With a given probability distribution comes a given entropy.  The discrete formulas can easily be extended to continuous distributions ; in that case one speaks about differential entropy and differential information.   There is a problem with the information content of a continuous distribution, when the event is realized.  Indeed, there is an infinite amount of information in the specification of a real number.  The differential entropy is defined "per unit of the variable".  Grossly, one can say that the differential entropy is the ignorance of where the real number will be, up to one unit.

The differential entropy of a Gaussian distribution with standard deviation s is equal to 1/2 log2 (2.π.e.s2)

The Gaussian distribution is the distribution which has the highest differential entropy amongst all distributions with the same standard deviation s.  In other words, one can say that for a given standard deviation, a Gaussian distributed variable is the "most unknown".  In other words, if the only thing we know about a random variable is its mean and its standard deviation, then by assuming that the random variable is distributed according to a Gaussian is leaving the most ignorance to the variable.   Any other assumption, without knowing it, would add erroneous information.  Some people claim that this is the reason why the Gaussian distribution is so ubiquitous: it is the distribution that corresponds to maximal ignorance, when mean and standard deviation are given.

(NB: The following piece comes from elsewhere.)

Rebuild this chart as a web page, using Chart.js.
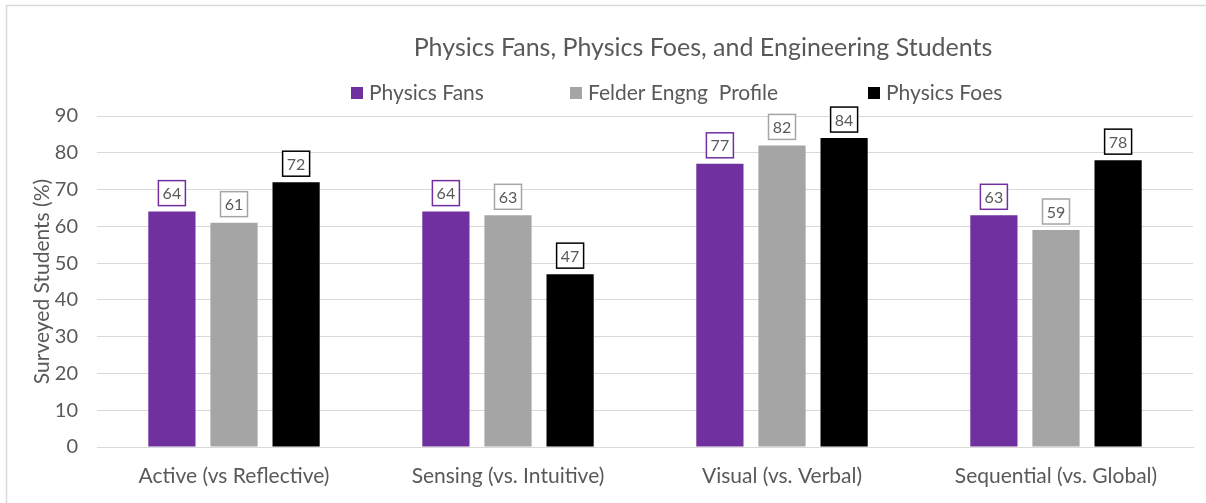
<!DOCTYPE html>
<html>
<head>
<meta charset="utf-8">
<script src="https://cdn.jsdelivr.net/npm/chart.js@4"></script>
<style>
  html, body { margin: 0; padding: 0; background: #fff; }
  #wrap { width: 1206px; height: 503px; position: relative; }
</style>
</head>
<body>
<div id="wrap"><canvas id="chart"></canvas></div>
<script>
// data
const categories = [
  'Active (vs Reflective)',
  'Sensing (vs. Intuitive)',
  'Visual (vs. Verbal)',
  'Sequential (vs. Global)',
];
const physicsFans = [64, 64, 77, 63];
const felderProfile = [61, 63, 82, 59];
const physicsFoes = [72, 47, 84, 78];
const yTicks = [0, 10, 20, 30, 40, 50, 60, 70, 80, 90];

const TEXT = '#595959';
const FONT = 'Lato';

// frame, title, legend and boxed value labels
const decorations = {
  id: 'decorations',
  beforeDraw(chart) {
    const ctx = chart.ctx;
    ctx.save();
    ctx.strokeStyle = '#d9d9d9';
    ctx.lineWidth = 1.5;
    ctx.strokeRect(6.5, 5.5, 1220, 520);
    ctx.restore();
  },
  afterDatasetsDraw(chart) {
    const ctx = chart.ctx;
    ctx.save();

    // title
    ctx.fillStyle = TEXT;
    ctx.font = `25px "${FONT}"`;
    ctx.textAlign = 'center';
    ctx.textBaseline = 'middle';
    ctx.fillText('Physics Fans, Physics Foes, and Engineering Students', 703, 48);

    // legend
    const legendX = [351, 570, 868];
    ctx.font = `21px "${FONT}"`;
    ctx.textAlign = 'left';
    chart.data.datasets.forEach((ds, i) => {
      ctx.fillStyle = ds.backgroundColor;
      ctx.fillRect(legendX[i], 87, 12, 12);
      ctx.fillStyle = TEXT;
      ctx.fillText(ds.label, legendX[i] + 18, 93);
    });

    // value labels
    ctx.font = `16px "${FONT}"`;
    ctx.textAlign = 'center';
    chart.data.datasets.forEach((ds, i) => {
      chart.getDatasetMeta(i).data.forEach((bar, j) => {
        const w = 27, h = 25;
        const x = bar.x - w / 2;
        const y = bar.y - 6 - h;
        ctx.fillStyle = '#fff';
        ctx.fillRect(x, y, w, h);
        ctx.strokeStyle = ds.backgroundColor;
        ctx.lineWidth = 1.5;
        ctx.strokeRect(x, y, w, h);
        ctx.fillStyle = TEXT;
        ctx.fillText(String(ds.data[j]), bar.x, y + h / 2 + 1);
      });
    });
    ctx.restore();
  },
};

const data = {
  labels: categories,
  datasets: [
    { label: 'Physics Fans', data: physicsFans, backgroundColor: '#7030A0' },
    { label: 'Felder Engng  Profile', data: felderProfile, backgroundColor: '#A5A5A5' },
    { label: 'Physics Foes', data: physicsFoes, backgroundColor: '#000000' },
  ],
};

const config = {
  type: 'bar',
  data,
  options: {
    responsive: true,
    maintainAspectRatio: false,
    animation: false,
    datasets: {
      bar: { categoryPercentage: 0.68, barPercentage: 0.76 },
    },
    layout: { padding: { top: 116, right: 13, left: 0, bottom: 0 } },
    plugins: {
      legend: { display: false },
      title: { display: false },
      tooltip: { enabled: false },
    },
    scales: {
      x: {
        grid: { display: false },
        border: { color: '#d9d9d9' },
        ticks: { color: TEXT, font: { family: FONT, size: 21 }, padding: 9 },
        afterFit(scale) { scale.height = 56; },
      },
      y: {
        min: 0,
        max: 90,
        afterBuildTicks(scale) { scale.ticks = yTicks.map(v => ({ value: v })); },
        grid: { color: '#d9d9d9', drawTicks: false },
        border: { display: false },
        ticks: { color: TEXT, font: { family: FONT, size: 20 }, padding: 19 },
        title: {
          display: true,
          text: 'Surveyed Students (%)',
          color: TEXT,
          font: { family: FONT, size: 21 },
          padding: { top: 30, bottom: 0 },
        },
        afterFit(scale) { scale.width = 97; },
      },
    },
  },
  plugins: [decorations],
};

new Chart(document.getElementById('chart'), config);
</script>
</body>
</html>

The differential entropy of a uniform distribution over an interval with length a is equal to log2 a .  In the same way, this is the maximum entropy distribution if it is given that the random variable is limited to the interval [0, a].  If the only thing we know about a random variable, is that it lies within the interval [0,a], then the assumption that leaves most ignorance to the random variable, is that the distribution is uniform.

The differential entropy of an exponential distribution with mean m is given by log2 (e.m)

The exponential distribution is the distribution with the maximum entropy amongst all distributions of positive numbers with mean m.

The fact that the uniform distribution, the Gaussian distribution and the exponential distribution are maximum entropy distributions, makes that they are the natural choice if we don't know anything more about the random variable, than that it is respectively limited to an interval, has a given standard deviation, or is positive and has a given mean.